Gradient Based Explanations of Machine Learning Models

One of the main group of methods in explainable AI is gradient based explanations. In very basic terms, the procedure is calculating the gradient of the output with respect to the input data. It is very similar to what we do when we are estimating the parameters of a model, but we calculate the gradients w.r.t. the input, not the parameters (Simonyan et al., 2014).
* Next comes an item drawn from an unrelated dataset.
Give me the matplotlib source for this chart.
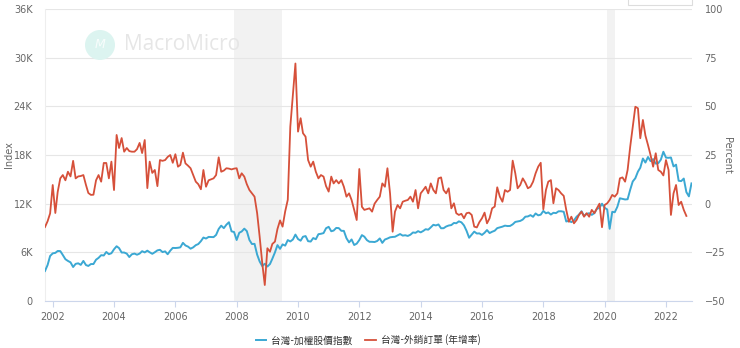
import numpy as np
import pandas as pd
import matplotlib
matplotlib.use('Agg')
import matplotlib.pyplot as plt
import matplotlib.dates as mdates
from matplotlib.patches import Ellipse, Rectangle

# TAIEX monthly level, Oct 2001 - Nov 2022
taiex = [
    3700, 4441, 5551,
    5872, 5931, 6167, 6154, 5675, 5153, 4941, 4764, 4191, 4579, 4646, 4452,
    4940, 4432, 4321, 4556, 4556, 5092, 5318, 5650, 5611, 6045, 5771, 5890,
    6375, 6750, 6522, 5977, 5977, 5839, 5420, 5765, 5845, 5706, 5844, 6140,
    5994, 6207, 6006, 5819, 6011, 6242, 6312, 6033, 6118, 5764, 6203, 6548,
    6532, 6561, 6614, 7171, 6847, 6704, 6451, 6611, 6884, 7021, 7376, 7823,
    7699, 7901, 7884, 7875, 8145, 8883, 9287, 8982, 9411, 9711, 8586, 8506,
    7521, 8413, 8572, 8920, 8619, 7523, 7024, 7046, 5719, 4871, 4300, 4591,
    4248, 4557, 5210, 5993, 6890, 6432, 6979, 6826, 7509, 7340, 7582, 8188,
    7640, 7436, 7920, 8004, 7374, 7329, 7761, 7616, 8238, 8287, 8372, 8973,
    9145, 8600, 8683, 9008, 8988, 8653, 8644, 7741, 7225, 7588, 6904, 7072,
    7517, 8121, 7933, 7501, 7301, 7296, 7270, 7397, 7715, 7166, 7580, 7700,
    7850, 7897, 7919, 8093, 8254, 8062, 8107, 8022, 8174, 8450, 8407, 8612,
    8462, 8640, 8849, 8792, 9075, 9393, 9315, 9436, 8967, 8974, 9187, 9307,
    9362, 9622, 9586, 9820, 9701, 9323, 8665, 7800, 8181, 8554, 8320, 8338,
    8145, 8411, 8745, 8377, 8536, 8666, 8984, 9069, 9167, 9290, 9240, 9254,
    9448, 9750, 9812, 9872, 10041, 10395, 10427, 10586, 10384, 10794, 10560, 10643,
    11104, 10815, 10919, 10658, 10875, 10837, 11057, 11064, 10998, 9802, 9888, 9727,
    9932, 10389, 10641, 11063, 10499, 10731, 10824, 10618, 10830, 11358, 11489, 11997,
    11495, 11292, 8900, 10992, 10943, 11621, 12665, 12592, 12516, 12546, 13723, 14733,
    15138, 15953, 16431, 17567, 17068, 17755, 17247, 17490, 16935, 16987, 17428, 18400,
    17674, 17652, 17693, 16592, 16807, 14825, 14778, 15095, 13425, 12900, 14500,
]

# export orders, year-over-year %, Oct 2001 - Sep 2022
orders_yoy = [
    -12, -9, -5,
    9.6, -4.8, 6, 13, 14.7, 12, 16.4, 14, 22, 13, 14, 14.2,
    14.7, 9.6, 5.5, 4.5, 4.6, 12, 14.7, 11.3, 20.9, 20.9, 13, 21.6,
    7, 35.3, 28.6, 33.7, 26.7, 28.6, 27, 26.7, 26.7, 28, 31.2, 26,
    32.7, 8, 21.6, 15.8, 17.3, 9, 22.4, 22, 22.4, 24, 25, 21,
    25.4, 19, 19.9, 26.2, 20.7, 19.5, 18.2, 14.7, 11.3, 10, 7.4, 17.3,
    8.7, 12, 12.5, 13, 14.7, 23.8, 16.4, 17, 18.2, 18, 17.6, 18,
    18.2, 13, 15.6, 13.9, 10, 7, 5.3, 3.6, -4.9, -17, -30.6, -41.8,
    -22.9, -24.7, -20.7, -19.5, -13, -8.6, -11.8, -4, 2, 39.5, 56, 72,
    37, 43.9, 36.2, 34.4, 22.4, 19, 21.6, 16.4, 13, 14.7, 13.9, 9,
    6.2, 13.9, 10.4, 12.1, 10.4, 12.1, 8.7, 3.6, 5.3, 1.9, -3.2, -8.4,
    17.8, -1.6, -3.2, -2.8, -2.4, -4.1, 0, 1.9, 3.6, 10.4, 8.7, 18.2,
    5.3, -14.4, -4.1, -0.7, -2.4, 1, 1.5, 1.9, 3.6, 1, 7, -2.4,
    5.3, 7, 8.7, 5.3, 10.4, 7, 5.3, 13, 13.5, 7, 5.3, 7.9,
    -2.4, 0.2, -4.9, -5.8, -5.2, -7.5, -4.9, -4.6, -5.8, -11.8, -12.2, -9.5,
    -7.5, -4.6, -10.1, -7.5, -2.4, -1.5, 8.4, 3.6, 1, 7, 6.1, 7,
    22.1, 15.6, 7.9, 9.6, 13, 10.8, 7.9, 8.7, 11.3, 15.6, 19, 21,
    -2.9, 7, 11.3, 12.1, 0.2, 7.9, 7, 5.3, 4, -3.2, -9.3, -6.7,
    -10.1, -8.4, -5.8, -4.1, -6.7, -4.9, -6.7, -3.2, -4.9, -2.4, 0, -12.1,
    -0.7, 0.2, 1.9, 4.5, 3.6, 5.3, 13, 13.5, 11.3, 17.3, 29.3, 39.5,
    49.8, 49, 33.6, 43, 35, 30.1, 25, 19, 25.9, 17.3, 16.4, 14.5,
    22.4, 17.3, -5.8, 5.3, 9.6, -0.7, 1, -3.2, -6.3,
]

recessions = [('2007-12-01', '2009-06-30'), ('2020-02-01', '2020-04-30')]

left_ticks = [0, 6000, 12000, 18000, 24000, 30000, 36000]
left_labels = ['0', '6K', '12K', '18K', '24K', '30K', '36K']
right_ticks = [-50, -25, 0, 25, 50, 75, 100]
year_ticks = list(range(2002, 2023, 2))

label_taiex = '台灣-加權股價指數'
label_orders = '台灣-外銷訂單 (年增率)'

blue = '#3ba8d3'
red = '#d6503a'
tick_color = '#666666'
cjk = ['Noto Sans CJK TC', 'DejaVu Sans']

dates_taiex = pd.date_range('2001-10-01', periods=len(taiex), freq='MS')
dates_orders = pd.date_range('2001-10-01', periods=len(orders_yoy), freq='MS')

W, H = 740, 348
fig = plt.figure(figsize=(W / 100, H / 100), dpi=100)
ax = fig.add_axes([45 / W, 1 - 301 / H, (692 - 45) / W, (301 - 9) / H])
ax2 = ax.twinx()

for a, b in recessions:
    ax.axvspan(pd.Timestamp(a), pd.Timestamp(b), color='#f2f2f2', lw=0, zorder=0)

ax.plot(dates_taiex, taiex, color=blue, lw=1.4, zorder=3)
ax2.plot(dates_orders, orders_yoy, color=red, lw=1.3, zorder=3)

ax.set_xlim(pd.Timestamp('2001-10-01'), pd.Timestamp('2022-11-07'))
ax.set_ylim(0, 36000)
ax2.set_ylim(-50, 100)

ax.set_yticks(left_ticks)
ax.set_yticklabels(left_labels)
ax2.set_yticks(right_ticks)
ax.set_xticks([pd.Timestamp(f'{y}-01-01') for y in year_ticks])
ax.xaxis.set_major_formatter(mdates.DateFormatter('%Y'))

ax.grid(axis='y', color='#e6e6e6', lw=0.8)
ax.set_axisbelow(True)

for a in (ax, ax2):
    for s in ('top', 'right', 'left', 'bottom'):
        a.spines[s].set_visible(False)
ax.spines['bottom'].set_visible(True)
ax.spines['bottom'].set_color('#ccd6eb')
ax.spines['left'].set_visible(True)
ax.spines['left'].set_color('#eeeeee')

ax.tick_params(axis='y', length=0, pad=9, labelsize=7, labelcolor=tick_color)
ax2.tick_params(axis='y', length=0, pad=9, labelsize=7, labelcolor=tick_color)
ax.tick_params(axis='x', length=4, width=0.8, color='#ccd6eb', pad=4,
               labelsize=7, labelcolor=tick_color)

fig.text(9 / W, 1 - 155 / H, 'Index', rotation=90, ha='center', va='center',
         fontsize=7, color=tick_color)
fig.text(727 / W, 1 - 155 / H, 'Percent', rotation=270, ha='center', va='center',
         fontsize=7, color=tick_color)

# watermark
fig.patches.append(Ellipse((100 / W, 1 - 45 / H), 30 / W, 30 / H,
                           transform=fig.transFigure, facecolor='#dcf4f0',
                           edgecolor='none', zorder=1))
fig.text(100 / W, 1 - 45 / H, 'M', fontsize=9, color='white', ha='center',
         va='center', style='italic', alpha=0.8, zorder=2)
fig.text(124 / W, 1 - 45 / H, 'MacroMicro', fontsize=15, color='#e6e6e6',
         ha='left', va='center', family='Open Sans', zorder=1)

# partial button frame at top right
fig.patches.append(Rectangle((628 / W, 1 - 5 / H), 64 / W, 8 / H,
                             transform=fig.transFigure, facecolor='white',
                             edgecolor='#dddddd', lw=0.8))

h1, = ax.plot([], [], color=blue, lw=1.4)
h2, = ax.plot([], [], color=red, lw=1.3)
fig.legend([h1, h2], [label_taiex, label_orders], loc='center',
           bbox_to_anchor=(368 / W, 1 - 340 / H), ncol=2, frameon=False,
           handlelength=1.1, handletextpad=0.5, columnspacing=1.3,
           prop={'family': cjk, 'size': 7}, labelcolor='#333333')

fig.savefig('out.png', dpi=100)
For the differentiable models, it can be very useful. For instance, in image classification by a huge neural network, it is hard to investigate all the parameters and make sense of it. However, by using a gradient based method, we can highlight the regions in the image where the classifier is focusing on.
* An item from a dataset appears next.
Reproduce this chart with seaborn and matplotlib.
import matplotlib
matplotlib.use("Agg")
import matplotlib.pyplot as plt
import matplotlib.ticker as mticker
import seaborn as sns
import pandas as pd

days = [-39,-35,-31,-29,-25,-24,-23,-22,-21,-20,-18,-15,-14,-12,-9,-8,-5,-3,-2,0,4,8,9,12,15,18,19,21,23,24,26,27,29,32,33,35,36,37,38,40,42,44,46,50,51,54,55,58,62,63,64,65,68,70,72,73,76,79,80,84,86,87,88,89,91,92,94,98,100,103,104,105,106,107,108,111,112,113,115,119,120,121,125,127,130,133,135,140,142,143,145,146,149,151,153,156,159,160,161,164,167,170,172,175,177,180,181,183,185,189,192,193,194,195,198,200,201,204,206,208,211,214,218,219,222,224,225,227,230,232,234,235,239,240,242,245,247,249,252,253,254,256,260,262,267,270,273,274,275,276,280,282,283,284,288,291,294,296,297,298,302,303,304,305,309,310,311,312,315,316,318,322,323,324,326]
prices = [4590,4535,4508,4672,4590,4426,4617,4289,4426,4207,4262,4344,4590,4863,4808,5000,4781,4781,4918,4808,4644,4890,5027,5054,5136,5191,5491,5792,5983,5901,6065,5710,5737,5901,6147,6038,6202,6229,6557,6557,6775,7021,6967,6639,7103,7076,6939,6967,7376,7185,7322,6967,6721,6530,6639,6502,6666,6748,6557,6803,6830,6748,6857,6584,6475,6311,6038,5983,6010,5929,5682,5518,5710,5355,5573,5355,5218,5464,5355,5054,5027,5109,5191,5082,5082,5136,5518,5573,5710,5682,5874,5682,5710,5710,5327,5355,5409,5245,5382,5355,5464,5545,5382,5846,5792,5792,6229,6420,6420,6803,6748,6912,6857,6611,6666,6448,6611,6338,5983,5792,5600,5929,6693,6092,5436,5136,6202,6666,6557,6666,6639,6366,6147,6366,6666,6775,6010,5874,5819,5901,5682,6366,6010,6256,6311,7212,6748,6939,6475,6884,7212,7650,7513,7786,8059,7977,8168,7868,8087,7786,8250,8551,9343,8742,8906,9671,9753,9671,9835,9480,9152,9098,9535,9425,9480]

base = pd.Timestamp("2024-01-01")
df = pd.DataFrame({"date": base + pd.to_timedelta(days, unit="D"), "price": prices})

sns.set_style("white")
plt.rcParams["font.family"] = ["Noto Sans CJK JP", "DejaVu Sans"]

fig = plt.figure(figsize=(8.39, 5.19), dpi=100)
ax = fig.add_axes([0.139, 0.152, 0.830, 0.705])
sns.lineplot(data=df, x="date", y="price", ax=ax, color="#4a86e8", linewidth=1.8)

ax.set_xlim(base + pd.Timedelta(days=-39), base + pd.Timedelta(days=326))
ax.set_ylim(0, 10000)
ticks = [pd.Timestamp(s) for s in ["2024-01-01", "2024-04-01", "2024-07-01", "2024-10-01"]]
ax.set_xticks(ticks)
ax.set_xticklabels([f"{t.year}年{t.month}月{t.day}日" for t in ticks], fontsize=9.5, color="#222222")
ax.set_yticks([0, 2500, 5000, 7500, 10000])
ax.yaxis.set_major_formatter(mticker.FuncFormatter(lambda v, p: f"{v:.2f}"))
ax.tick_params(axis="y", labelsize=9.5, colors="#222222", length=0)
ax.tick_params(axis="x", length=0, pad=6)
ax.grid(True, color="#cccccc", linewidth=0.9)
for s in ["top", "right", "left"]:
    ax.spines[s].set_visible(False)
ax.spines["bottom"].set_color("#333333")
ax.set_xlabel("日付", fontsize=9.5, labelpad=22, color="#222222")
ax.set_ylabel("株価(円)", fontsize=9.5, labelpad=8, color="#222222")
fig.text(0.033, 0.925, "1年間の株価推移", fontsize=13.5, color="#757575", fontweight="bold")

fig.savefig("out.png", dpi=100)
Let us have a softmax classifier:

\[p(y=i | \mathbf{x}, \boldsymbol{\omega} _ {1:K})=\frac{e ^ {\boldsymbol{\omega}_ {i} \mathbf{x}+b_i}}{ \sum ^{K}_ {j=1} e^{\boldsymbol{\omega}_ j\mathbf{x} + b_j}}\]
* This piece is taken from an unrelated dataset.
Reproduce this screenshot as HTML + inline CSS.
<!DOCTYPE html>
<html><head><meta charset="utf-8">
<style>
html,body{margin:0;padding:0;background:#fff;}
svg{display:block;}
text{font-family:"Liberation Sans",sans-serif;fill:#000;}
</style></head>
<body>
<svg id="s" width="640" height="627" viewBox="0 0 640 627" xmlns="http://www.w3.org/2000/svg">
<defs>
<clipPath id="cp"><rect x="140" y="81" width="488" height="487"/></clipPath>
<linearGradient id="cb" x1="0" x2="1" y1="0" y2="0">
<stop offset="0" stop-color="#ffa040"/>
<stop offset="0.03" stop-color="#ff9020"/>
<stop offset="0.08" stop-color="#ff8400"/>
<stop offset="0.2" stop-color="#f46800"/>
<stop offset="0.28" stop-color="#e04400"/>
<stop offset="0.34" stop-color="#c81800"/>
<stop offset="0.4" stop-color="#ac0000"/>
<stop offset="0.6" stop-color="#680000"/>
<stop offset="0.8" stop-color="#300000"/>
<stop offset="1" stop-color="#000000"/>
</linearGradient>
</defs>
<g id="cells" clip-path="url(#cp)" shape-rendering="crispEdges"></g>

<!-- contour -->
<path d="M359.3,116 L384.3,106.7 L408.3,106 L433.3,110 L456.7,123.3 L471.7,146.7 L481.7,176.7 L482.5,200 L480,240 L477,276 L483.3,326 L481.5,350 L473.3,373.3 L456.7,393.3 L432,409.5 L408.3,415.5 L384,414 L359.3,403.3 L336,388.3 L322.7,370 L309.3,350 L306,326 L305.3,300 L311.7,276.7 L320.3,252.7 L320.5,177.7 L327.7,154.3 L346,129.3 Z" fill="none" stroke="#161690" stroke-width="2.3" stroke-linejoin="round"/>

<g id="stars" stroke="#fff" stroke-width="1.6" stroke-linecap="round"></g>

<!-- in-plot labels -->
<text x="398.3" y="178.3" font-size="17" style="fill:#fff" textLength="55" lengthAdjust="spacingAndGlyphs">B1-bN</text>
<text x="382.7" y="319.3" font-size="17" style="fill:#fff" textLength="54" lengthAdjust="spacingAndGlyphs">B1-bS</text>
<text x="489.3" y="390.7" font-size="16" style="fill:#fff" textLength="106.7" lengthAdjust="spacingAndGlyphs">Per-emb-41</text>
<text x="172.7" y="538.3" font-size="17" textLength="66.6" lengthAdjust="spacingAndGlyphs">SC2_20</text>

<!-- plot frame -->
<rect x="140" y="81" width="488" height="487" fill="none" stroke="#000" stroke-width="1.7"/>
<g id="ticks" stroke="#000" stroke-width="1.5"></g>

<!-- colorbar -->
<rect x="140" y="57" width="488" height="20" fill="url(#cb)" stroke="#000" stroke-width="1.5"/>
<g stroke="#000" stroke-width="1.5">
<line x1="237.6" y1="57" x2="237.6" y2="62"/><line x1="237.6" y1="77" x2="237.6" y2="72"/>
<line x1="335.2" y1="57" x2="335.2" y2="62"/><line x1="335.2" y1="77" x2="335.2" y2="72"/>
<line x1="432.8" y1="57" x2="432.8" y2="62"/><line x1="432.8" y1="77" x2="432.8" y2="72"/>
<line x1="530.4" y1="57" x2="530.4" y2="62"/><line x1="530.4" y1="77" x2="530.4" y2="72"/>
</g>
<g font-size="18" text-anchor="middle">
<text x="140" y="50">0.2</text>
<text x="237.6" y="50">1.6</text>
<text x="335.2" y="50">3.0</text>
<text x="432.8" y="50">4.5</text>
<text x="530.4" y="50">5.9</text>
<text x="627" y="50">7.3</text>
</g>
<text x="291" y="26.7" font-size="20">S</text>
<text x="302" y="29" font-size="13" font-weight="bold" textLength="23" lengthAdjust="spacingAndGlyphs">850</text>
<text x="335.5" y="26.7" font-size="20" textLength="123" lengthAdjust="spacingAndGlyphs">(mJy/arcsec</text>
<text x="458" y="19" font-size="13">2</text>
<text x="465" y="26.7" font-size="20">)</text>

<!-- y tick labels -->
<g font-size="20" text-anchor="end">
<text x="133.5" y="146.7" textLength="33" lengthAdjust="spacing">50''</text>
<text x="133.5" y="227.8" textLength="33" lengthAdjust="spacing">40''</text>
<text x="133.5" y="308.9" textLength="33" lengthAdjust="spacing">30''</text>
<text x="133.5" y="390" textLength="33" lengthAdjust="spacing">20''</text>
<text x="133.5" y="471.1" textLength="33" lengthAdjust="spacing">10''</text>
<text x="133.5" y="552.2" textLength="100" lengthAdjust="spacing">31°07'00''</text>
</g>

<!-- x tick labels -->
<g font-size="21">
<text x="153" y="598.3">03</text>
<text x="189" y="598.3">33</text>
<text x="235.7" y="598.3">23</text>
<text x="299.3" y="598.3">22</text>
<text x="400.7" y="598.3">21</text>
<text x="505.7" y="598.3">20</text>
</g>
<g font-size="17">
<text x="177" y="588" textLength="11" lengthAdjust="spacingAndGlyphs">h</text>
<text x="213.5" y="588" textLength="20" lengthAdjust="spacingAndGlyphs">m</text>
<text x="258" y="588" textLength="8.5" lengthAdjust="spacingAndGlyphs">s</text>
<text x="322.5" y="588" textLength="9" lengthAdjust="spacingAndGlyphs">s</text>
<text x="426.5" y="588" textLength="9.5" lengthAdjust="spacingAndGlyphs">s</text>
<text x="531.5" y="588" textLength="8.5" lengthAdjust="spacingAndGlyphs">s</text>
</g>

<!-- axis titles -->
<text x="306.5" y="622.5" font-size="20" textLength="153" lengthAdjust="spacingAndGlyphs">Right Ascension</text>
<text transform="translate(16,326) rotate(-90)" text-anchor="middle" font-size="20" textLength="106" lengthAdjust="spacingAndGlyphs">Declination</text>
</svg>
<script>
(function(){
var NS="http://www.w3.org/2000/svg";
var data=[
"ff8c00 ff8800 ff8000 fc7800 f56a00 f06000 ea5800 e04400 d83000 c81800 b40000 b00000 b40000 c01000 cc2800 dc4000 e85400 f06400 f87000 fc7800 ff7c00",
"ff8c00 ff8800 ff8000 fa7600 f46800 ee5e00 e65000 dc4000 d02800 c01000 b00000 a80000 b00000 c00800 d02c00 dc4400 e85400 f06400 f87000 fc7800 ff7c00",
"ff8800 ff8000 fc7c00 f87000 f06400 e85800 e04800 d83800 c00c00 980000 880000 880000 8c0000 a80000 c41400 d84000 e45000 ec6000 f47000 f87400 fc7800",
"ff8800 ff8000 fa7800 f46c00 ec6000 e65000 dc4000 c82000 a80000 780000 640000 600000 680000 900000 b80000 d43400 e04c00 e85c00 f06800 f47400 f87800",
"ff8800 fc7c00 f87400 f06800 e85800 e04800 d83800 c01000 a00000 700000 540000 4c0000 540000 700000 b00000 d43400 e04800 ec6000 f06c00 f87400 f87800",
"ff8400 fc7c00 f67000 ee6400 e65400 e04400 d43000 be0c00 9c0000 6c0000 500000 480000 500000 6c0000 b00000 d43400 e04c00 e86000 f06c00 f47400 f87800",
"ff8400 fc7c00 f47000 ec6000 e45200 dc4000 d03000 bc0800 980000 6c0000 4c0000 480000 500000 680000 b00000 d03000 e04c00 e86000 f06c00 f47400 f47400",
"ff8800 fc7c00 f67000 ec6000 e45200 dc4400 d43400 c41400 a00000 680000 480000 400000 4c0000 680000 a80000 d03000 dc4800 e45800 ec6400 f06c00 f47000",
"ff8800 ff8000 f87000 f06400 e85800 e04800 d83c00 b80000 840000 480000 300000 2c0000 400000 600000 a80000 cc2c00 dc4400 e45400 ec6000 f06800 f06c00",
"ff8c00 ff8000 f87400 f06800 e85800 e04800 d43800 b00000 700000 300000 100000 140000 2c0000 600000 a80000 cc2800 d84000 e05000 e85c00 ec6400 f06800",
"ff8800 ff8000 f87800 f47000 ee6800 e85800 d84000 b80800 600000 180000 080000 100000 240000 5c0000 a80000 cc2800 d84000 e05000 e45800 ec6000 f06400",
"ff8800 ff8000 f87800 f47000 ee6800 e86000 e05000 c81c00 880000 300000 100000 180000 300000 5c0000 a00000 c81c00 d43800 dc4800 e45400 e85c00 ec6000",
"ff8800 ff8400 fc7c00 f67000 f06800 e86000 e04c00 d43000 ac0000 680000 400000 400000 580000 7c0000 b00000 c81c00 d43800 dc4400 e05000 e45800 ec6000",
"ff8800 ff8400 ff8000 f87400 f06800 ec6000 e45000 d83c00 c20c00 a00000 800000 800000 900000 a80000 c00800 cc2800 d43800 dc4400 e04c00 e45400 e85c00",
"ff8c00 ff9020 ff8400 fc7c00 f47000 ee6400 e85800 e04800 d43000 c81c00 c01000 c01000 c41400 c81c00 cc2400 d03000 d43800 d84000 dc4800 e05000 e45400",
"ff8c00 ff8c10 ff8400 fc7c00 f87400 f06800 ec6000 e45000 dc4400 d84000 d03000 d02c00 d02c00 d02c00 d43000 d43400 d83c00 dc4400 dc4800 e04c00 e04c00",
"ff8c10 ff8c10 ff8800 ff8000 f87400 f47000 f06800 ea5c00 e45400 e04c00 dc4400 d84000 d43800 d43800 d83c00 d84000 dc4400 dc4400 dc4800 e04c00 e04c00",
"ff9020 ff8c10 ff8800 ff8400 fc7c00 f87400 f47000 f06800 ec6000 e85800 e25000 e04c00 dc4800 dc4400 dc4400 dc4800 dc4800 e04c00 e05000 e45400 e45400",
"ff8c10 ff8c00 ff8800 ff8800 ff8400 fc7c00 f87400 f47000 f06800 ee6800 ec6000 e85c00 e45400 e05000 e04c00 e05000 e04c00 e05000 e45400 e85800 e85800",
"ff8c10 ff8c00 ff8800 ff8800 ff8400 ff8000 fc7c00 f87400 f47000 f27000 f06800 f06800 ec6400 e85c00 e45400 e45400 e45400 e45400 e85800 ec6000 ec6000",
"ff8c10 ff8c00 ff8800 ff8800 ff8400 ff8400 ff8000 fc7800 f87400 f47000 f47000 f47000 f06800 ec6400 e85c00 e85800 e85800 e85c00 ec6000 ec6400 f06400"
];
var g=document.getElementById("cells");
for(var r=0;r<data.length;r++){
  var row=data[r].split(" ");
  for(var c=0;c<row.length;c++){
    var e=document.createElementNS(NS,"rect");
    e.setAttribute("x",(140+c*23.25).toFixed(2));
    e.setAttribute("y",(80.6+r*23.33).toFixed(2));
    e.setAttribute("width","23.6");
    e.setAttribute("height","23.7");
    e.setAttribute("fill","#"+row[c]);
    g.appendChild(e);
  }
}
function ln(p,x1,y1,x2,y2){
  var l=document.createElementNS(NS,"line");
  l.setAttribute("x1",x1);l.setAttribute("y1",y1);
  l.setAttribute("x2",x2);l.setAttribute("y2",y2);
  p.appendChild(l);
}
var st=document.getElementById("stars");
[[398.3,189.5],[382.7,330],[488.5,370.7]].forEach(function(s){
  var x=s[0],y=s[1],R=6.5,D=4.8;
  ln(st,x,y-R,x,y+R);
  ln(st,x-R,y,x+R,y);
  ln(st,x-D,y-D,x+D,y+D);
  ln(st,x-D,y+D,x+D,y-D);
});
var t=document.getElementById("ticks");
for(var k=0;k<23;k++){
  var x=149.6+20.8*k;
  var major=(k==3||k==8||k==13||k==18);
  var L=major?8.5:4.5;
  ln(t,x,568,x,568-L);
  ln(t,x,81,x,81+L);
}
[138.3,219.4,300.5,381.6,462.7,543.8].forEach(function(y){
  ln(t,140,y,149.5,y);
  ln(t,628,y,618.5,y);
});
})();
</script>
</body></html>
We can write the gradient w.r.t. the input as follows:

\[\frac{\partial}{\partial \mathbf{x}} \frac{e ^ {\boldsymbol{\omega}_ i \mathbf{x}+b_i}}{\sum _ {j=1}^K e^{\boldsymbol{\omega}_ j\mathbf{x} + b_j}} = \frac{e^{\boldsymbol{\omega}_ i\mathbf{x}+b_i}\boldsymbol{\omega}_ i \sum_ {j=1}^K e^{\boldsymbol{\omega}_ j\mathbf{x}+b_j}-\left(\sum _ {j=1}^K e^{\boldsymbol{\omega}_ j\mathbf{x}+b_j}\boldsymbol{\omega}_ j \right) e^{\boldsymbol{\omega}_ i \mathbf{x}+b_i}}{\left( \sum_ {j=1}^K e^{\boldsymbol{\omega}_ j\mathbf{x}+b_j}\right) ^2}\]

References

K. Simonyan, A. Vedaldi, and A. Zisserman, “Deep Inside Convolutional Networks: Visualising Image Classification Models and Saliency Maps”, Workshop at International Conference on Learning Representations, 2014.